Gayle King, Katy Perry and Lauren Sánchez will join three other women on the next mission from Jeff Bezos' rocket company, Blue Origin announced Thursday.
The 11th crewed flight of the company's New Shepard rocket is set to blast off this spring, it said, without giving a date.
"CBS Mornings" co-host King; Sánchez, Bezos’ girlfriend; and pop star Perry will fly alongside former NASA rocket scientist Aisha Bowe, bioastronautics research scientist Amanda Nguyen and movie producer Kerianne Flynn in the all-female crew of six.
"CBS Mornings" announced King's journey in humorous fashion, using a "Star Wars"-like typeface and opening crawl. King, 70, said she initially refused the trip after she was approached, then had a change of heart.
"I'm so afraid, but I'm also so excited about it. When they asked me, and they asked me around Thanksgiving, I was like, 'no, no, no.' Then I started thinking about it," she said. "And I just thought what a unique opportunity."
New Shepard completed its 10th crewed flight Tuesday just outside Van Horn, Texas.
The journeys are brief, lasting around 11 minutes. Passengers reach an altitude of just over 100 kilometers (62 miles), which is considered the boundary between Earth and space.
The suborbital vehicle — which is autonomous and flies without a pilot — returns after passengers have experienced a few minutes of views and weightlessness.
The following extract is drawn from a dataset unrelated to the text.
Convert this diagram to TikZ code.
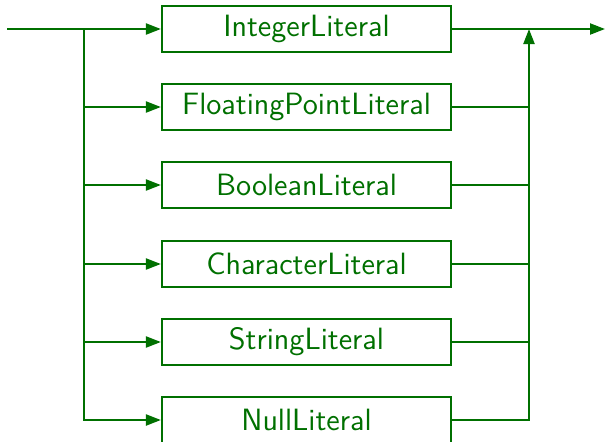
\documentclass[tikz,border=0pt]{standalone}
\usepackage{tikz}
\usetikzlibrary{arrows.meta}
\definecolor{rrgreen}{RGB}{0,112,0}
\tikzset{
litbox/.style={draw,minimum width=144.5pt,minimum height=23pt,inner sep=0pt,font=\fontsize{15.4}{18}\selectfont\sffamily},
flow/.style={-{Triangle[length=7.5pt,width=5.5pt]}}
}

\begin{document}
\begin{tikzpicture}[x=0.5pt,y=-0.5pt,color=rrgreen,line width=1.1pt]
\useasboundingbox (0,0) rectangle (606,441);
\foreach \name/\y in {Integer/29,FloatingPoint/107,Boolean/185,Character/264,String/342,Null/420}{
\node[litbox] (\name) at (306.5,\y) {\name Literal};
\coordinate (l\name) at (84,\y);
\coordinate (r\name) at (529,\y);
}
\coordinate (start) at (7,29);
\coordinate (stop) at (605,29);
\draw[flow] (start) -- (Integer); %in
\draw[flow] (Integer) -- (stop); %out
\draw[flow] (lInteger) |- (Null); %left rail
\foreach \name in {FloatingPoint,Boolean,Character,String}{
\draw[flow] (l\name) -- (\name);
\draw (\name) -- (r\name);
}
\draw[flow] (Null) -| (rInteger); %right rail
\end{tikzpicture}
\end{document}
Three large parachutes slow its descent to facilitate a safe touchdown.
Previous notable names who have gone on such flights include company founder Bezos, "Star Trek" actor William Shatner, former New York Giants great Michael Strahan and astronaut Alan Shepard's daughter Laura Shepard Churchley.
New Shepard is named after Alan Shepard, the first American in space.
New Shepard completed its first crewed flight in July 2021; onboard were Bezos; his brother, Mark Bezos; pioneering aviator Wally Funk; and Dutch teenager Oliver Daemen.
The company paused missions from 2022 to 2024, however, after a rocket booster crashed to the ground during an uncrewed launch.
A ticket to ride New Shepard costs well into the six digits, though no formal price tag is listed on the company's website.
The Blue Origin ticketing application reminds would-be space travelers that the company "will collect a $150,000 USD fully refundable deposit to begin the order process."